日本記者クラブ主催の上映会で、2008年3月に放送された東海テレビのドキュメンタリー「黒と白〜自白・名張毒ぶどう酒事件の闇〜」を観た。
今年の日本記者クラブ賞を東海テレビのプロデューサー、阿武野勝彦氏が受賞したのを機に上映会が設けられたのだ。受賞対象になったのは、「裁判長のお弁当」と「光と影〜光市母子殺害事件 弁護団の300日〜」といういずれも司法の問題をとりあげたドキュメンタリーである。これらのテレビで放映された作品とともに、同じ阿武野氏の労作も上映されたということだ。
名張毒ぶどう酒事件というのは、起きてから50年近くにもなるが、一定の年齢以上の日本人なら知らない人はまずいないだろう。新聞やテレビで報道される機会がたびたびあったからだ。地裁での無罪判決から高裁で一転、死刑判決に変わり、最高裁も上告を棄却し、死刑判決が確定する。しかし、数少ない物的証拠についての疑義に加え、そもそも自白が強要されたものだとする被告、弁護団の再審を求める活動はいまだに続いている。
事件が起きたのは小さな集落だから、ドキュメンタリーにも事件の現場にいた人々が何人も登場する。事件がどれほどの衝撃をこの集落に残し続けているか。新聞記事ではなかなか想像できない現実が映像から伝わってくる。何人かの住民が最初の供述を変えたことが、死刑判決に重大な影響を与えた、と見ているのだろう。作品は実際に住民たちにカメラとマイクを向けて、説明を求めるなど、丁寧に供述変更の“不自然さ“をつく。しかし、住民たちから決定的な答えなど返ってくるわけなどない。

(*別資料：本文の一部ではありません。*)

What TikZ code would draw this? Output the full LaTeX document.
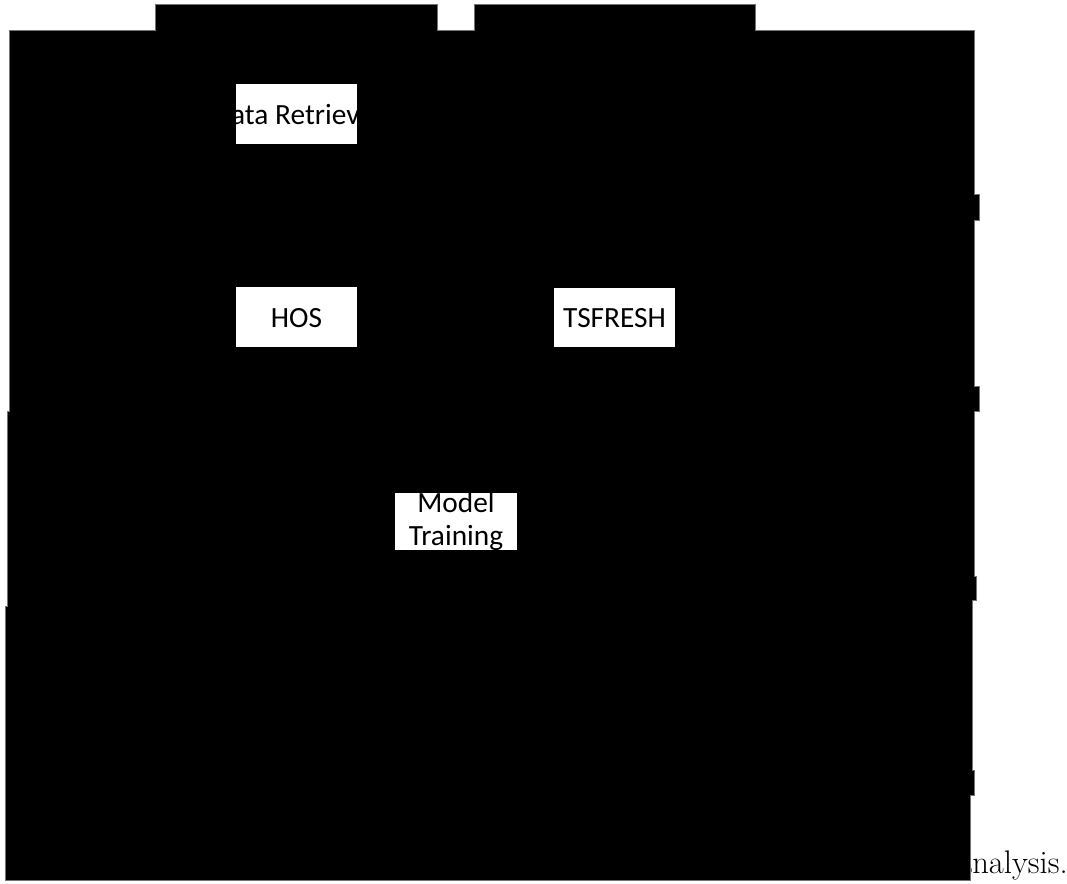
\documentclass[tikz,border=0pt]{standalone}
\usepackage{fontspec}
\usepackage{tikz}
\usetikzlibrary{positioning}
\newfontfamily\boxfont{Carlito}
\tikzset{
  boxlabel/.style={font=\boxfont\fontsize{22}{25}\selectfont,inner sep=0pt,anchor=base},
  whitebox/.style={fill=white,draw=none},
  blackpart/.style={fill=black,draw=black!55,line width=0.4pt}
}
\begin{document}
\begin{tikzpicture}[x=0.75pt,y=-0.75pt]
\useasboundingbox (0,0) rectangle (1067,883);
% caption line, mostly hidden behind the figure
\node[font=\fontsize{24.5}{28}\selectfont,inner sep=0pt,anchor=base east] (caption) at (1068,873) {data analysis.};
% figure area, filled black
\path[blackpart] (9,30) -- (155,30) -- (155,4) -- (437,4) -- (437,30) -- (474,30) -- (474,4) -- (755,4) -- (755,30)
  -- (974,30) -- (974,194) -- (979,194) -- (979,220) -- (974,220) -- (974,386) -- (979,386) -- (979,411) -- (974,411)
  -- (974,576) -- (976,576) -- (976,600) -- (972,600) -- (972,770) -- (974,770) -- (974,795) -- (970,795) -- (970,880)
  -- (5,880) -- (5,606) -- (7,606) -- (7,411) -- (9,411) -- cycle;
% white label boxes
\path[whitebox] (236,84) rectangle (357,144);
\begin{scope}
\clip (236,84) rectangle (357,144);
\node[boxlabel] (retrieval) at (296.5,124) {Data Retrieval};
\end{scope}
\path[whitebox] (236,287) rectangle (357,347);
\node[boxlabel] (hos) at (296.5,327) {HOS};
\path[whitebox] (554,288) rectangle (675,347);
\node[boxlabel] (tsfresh) at (614.5,327) {TSFRESH};
\path[whitebox] (395,493) rectangle (517,550);
\begin{scope}
\clip (395,493) rectangle (517,550);
\node[boxlabel] (model) at (456,512) {Model};
\node[boxlabel] (training) at (456,545) {Training};
\end{scope}
\end{tikzpicture}
\end{document}
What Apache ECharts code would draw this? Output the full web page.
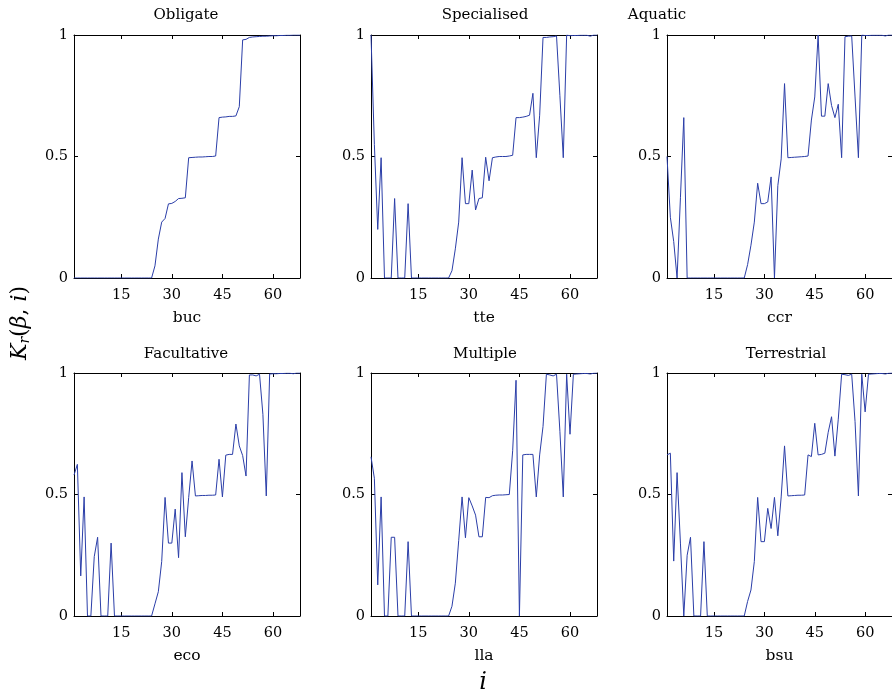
<!DOCTYPE html>
<html><head><meta charset="utf-8">
<script src="https://cdn.jsdelivr.net/npm/echarts@6/dist/echarts.min.js"></script>
<style>html,body{margin:0;padding:0;background:#fff}#c{width:892px;height:692px}</style>
</head><body><div id="c"></div>
<script>
const titles = ['Obligate','Specialised','Aquatic','Facultative','Multiple','Terrestrial'];
const xNames = ['buc','tte','ccr','eco','lla','bsu'];
const xTicks = [15,30,45,60];
const yTicks = [0,0.5,1];

const buc = [0,0,0,0,0,0,0,0,0,0,0,0,0,0,0,0,0,0,0,0,0,0,0,0,
 0.05,0.16,0.23,0.245,0.305,0.307,0.315,0.327,0.328,0.33,
 0.495,0.496,0.497,0.498,0.498,0.499,0.5,0.5,0.502,
 0.66,0.662,0.663,0.665,0.665,0.667,
 0.705,
 0.98,0.982,0.99,0.992,0.993,0.994,0.995,0.995,0.996,0.997,0.997,0.998,0.998,0.999,0.999,1,1,1];
const tte = [1.0,0.55,0.2,0.495,0,0,0,0.327,0,0,0,0.306,
 0,0,0,0,0,0,0,0,0,0,0,0,
 0.03,0.12,0.23,0.495,0.306,0.306,0.444,0.28,0.327,0.33,0.497,0.40,0.495,0.498,0.5,0.5,0.5,0.502,0.505,
 0.66,0.66,0.662,0.665,0.67,0.76,0.495,0.67,0.99,0.99,0.992,0.993,0.996,0.75,0.495,1.0,
 0.997,0.998,0.998,0.999,0.999,0.999,0.995,1,1];
const ccr = [0.5,0.25,0.15,0,0.33,0.66,0,
 0,0,0,0,0,0,0,0,0,0,0,0,0,0,0,0,0,
 0.055,0.135,0.23,0.39,0.306,0.306,0.313,0.416,0,0.38,0.49,0.8,0.495,0.496,0.497,0.498,0.499,0.5,0.502,
 0.65,0.745,1.0,0.666,0.666,0.8,0.71,0.66,0.715,0.495,0.993,0.995,0.996,0.745,0.495,1.0,
 0.998,0.998,0.999,0.999,0.999,0.999,0.996,1,1];
const eco = [0.58,0.624,0.165,0.49,0,0,0.244,0.324,0,0,0,0.30,
 0,0,0,0,0,0,0,0,0,0,0,0,
 0.05,0.1,0.224,0.488,0.30,0.30,0.44,0.24,0.59,0.326,0.487,0.638,0.494,0.495,0.496,0.496,0.497,0.497,0.498,
 0.645,0.49,0.662,0.665,0.665,0.79,0.70,0.66,0.576,0.992,0.992,0.988,0.995,0.83,0.494,0.996,
 0.997,0.997,0.998,0.998,0.999,0.999,0.997,1,1];
const lla = [0.655,0.567,0.128,0.49,0,0,0.324,0.324,0,0,0,0.306,
 0,0,0,0,0,0,0,0,0,0,0,0,
 0.04,0.135,0.31,0.49,0.322,0.487,0.453,0.415,0.326,0.326,0.488,0.487,0.495,0.497,0.498,0.498,0.499,0.5,
 0.68,0.97,0,0.663,0.665,0.665,0.665,0.49,0.663,0.78,0.995,0.992,0.988,0.995,0.76,0.49,0.995,0.748,0.995,
 0.996,0.997,0.998,0.998,0.996,0.999,1];
const bsu = [0.663,0.67,0.226,0.59,0.3,0,0.25,0.324,0,0,0,0.306,
 0,0,0,0,0,0,0,0,0,0,0,0,
 0.06,0.107,0.224,0.488,0.306,0.306,0.443,0.36,0.488,0.33,0.49,0.70,0.494,0.495,0.496,0.497,0.497,0.498,
 0.663,0.656,0.793,0.663,0.665,0.67,0.756,0.82,0.658,0.81,0.995,0.993,0.99,0.995,0.8,0.494,0.995,0.84,0.995,
 0.996,0.997,0.998,0.998,0.996,0.999,1];
const seriesData = [buc,tte,ccr,eco,lla,bsu];

const FONT = 'DejaVu Serif';
const lefts = [74,371,667];
const tops = [35,373];
const W = 226, H = 243;
const titlePos = [[186,15],[485,15],[657,15],[186,354],[485,354],[786,354]];

const grid=[], xAxis=[], yAxis=[], series=[], gfx=[];
for (let k=0;k<6;k++){
  const r = Math.floor(k/3), c = k%3;
  grid.push({left:lefts[c], top:tops[r], width:W, height:H, show:false, containLabel:false});
  const baseX = {gridIndex:k, type:'value', min:1, max:68,
    axisLine:{show:true, onZero:false, lineStyle:{color:'#000', width:1}},
    splitLine:{show:false}};
  xAxis.push(Object.assign({}, baseX, {position:'bottom', name:xNames[k], nameLocation:'middle', nameGap:32,
    nameTextStyle:{fontFamily:FONT, fontSize:15.5, color:'#000'},
    axisTick:{show:true, inside:true, length:4, customValues:xTicks, lineStyle:{color:'#000'}},
    axisLabel:{show:true, customValues:xTicks, margin:10, fontFamily:FONT, fontSize:14.5, color:'#000'}}));
  xAxis.push(Object.assign({}, baseX, {position:'top',
    axisTick:{show:true, inside:true, length:4, customValues:xTicks, lineStyle:{color:'#000'}},
    axisLabel:{show:false}}));
  const baseY = {gridIndex:k, type:'value', min:0, max:1, interval:0.5,
    axisLine:{show:true, onZero:false, lineStyle:{color:'#000', width:1}},
    splitLine:{show:false}};
  yAxis.push(Object.assign({}, baseY, {position:'left',
    axisTick:{show:true, inside:true, length:4, lineStyle:{color:'#000'}},
    axisLabel:{show:true, margin:6, fontFamily:FONT, fontSize:14.5, color:'#000',
      formatter:v=> (v===0?'0':v===1?'1':'0.5')}}));
  yAxis.push(Object.assign({}, baseY, {position:'right',
    axisTick:{show:true, inside:true, length:4, lineStyle:{color:'#000'}},
    axisLabel:{show:false}}));
  series.push({type:'line', xAxisIndex:2*k, yAxisIndex:2*k,
    data: seriesData[k].map((v,i)=>[i+1, v]),
    showSymbol:false, symbol:'none', animation:false, clip:true,
    lineStyle:{color:'#2b3ea8', width:1}});
  gfx.push({type:'text', x:titlePos[k][0], y:titlePos[k][1],
    style:{text:titles[k], font:'15px "DejaVu Serif"', fill:'#000', align:'center', verticalAlign:'middle'}});
}
gfx.push({type:'text', x:20, y:323, rotation:Math.PI/2,
  style:{text:'{it|K}{sub|r}{n|(}{it|β}{n|, }{it|i}{n|)}', align:'center', verticalAlign:'middle',
    rich:{it:{fontFamily:FONT, fontStyle:'italic', fontSize:22, fill:'#000'},
          sub:{fontFamily:FONT, fontStyle:'italic', fontSize:14, fill:'#000', padding:[10,0,0,0]},
          n:{fontFamily:FONT, fontSize:22, fill:'#000'}}}});
gfx.push({type:'text', x:483, y:683, style:{text:'i', font:'italic 24px "DejaVu Serif"', fill:'#000', align:'center', verticalAlign:'middle'}});

const chart = echarts.init(document.getElementById('c'), null, {renderer:'canvas'});
chart.setOption({animation:false, backgroundColor:'#fff', grid, xAxis, yAxis, series, graphic:gfx});
</script></body></html>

「被害を免れた住民たちも被害者だ」。弁護士の言葉が心に残った。なんとしても「自白」とつじつまが合うような供述を得ようとする警察官の必死の誘導に抗するのは困難ということだ。自分自身の経験などから、何度も何度も「こうだったろう」「こうに違いない」と言われているうち、容疑者でもない人たちですら、そのうち実際にどうだったか自信がなくなってしまう。相当、しっかりしていると日ごろ自認していつ人間でも大いにあり得るのでは。小心なわが身を顧みて、心底、そんな気がする。
なぜ、自白が重視されるのか。これについて語る1人の弁護士の言葉も慄然(りつぜん)とするものだった。元裁判官だ。「検察官だって立派な人間。自白を引き出すためにまさかそんなひどいことをするはずない。裁判官はそう思いたくなるものだ」。そんな意味のことを言っていた。
2002年に強姦未遂容疑で逮捕され、懲役3年の判決を受け、服役した経験を持つ柳原浩氏も出てくる。服役後にたまたま真犯人が見つかり、07年ようやく再審で無罪が確定した人だ。「どうしてうその自白をしたのか」。どういう性格の会合だったか見落としたが、敵対する人でないことは明らかな人から問われたときの、怒りに満ちた目がすごかった。
「なぜかって。分からなかったらあなた自身が同じ目に遭ってみたらよい」
あのような状況に置かれて警察官の激しい調べに耐えられる人間などどれほどいるか! 質問を受けたときに、留置場で警察官に自白を迫られたときの屈辱的な記憶が一挙によみがえった、のではないだろうか。
目の中に見えたのは、質問者に対する怒りだけでなく、絶望的とも思われる悲しさ、悔しさだったような気がする。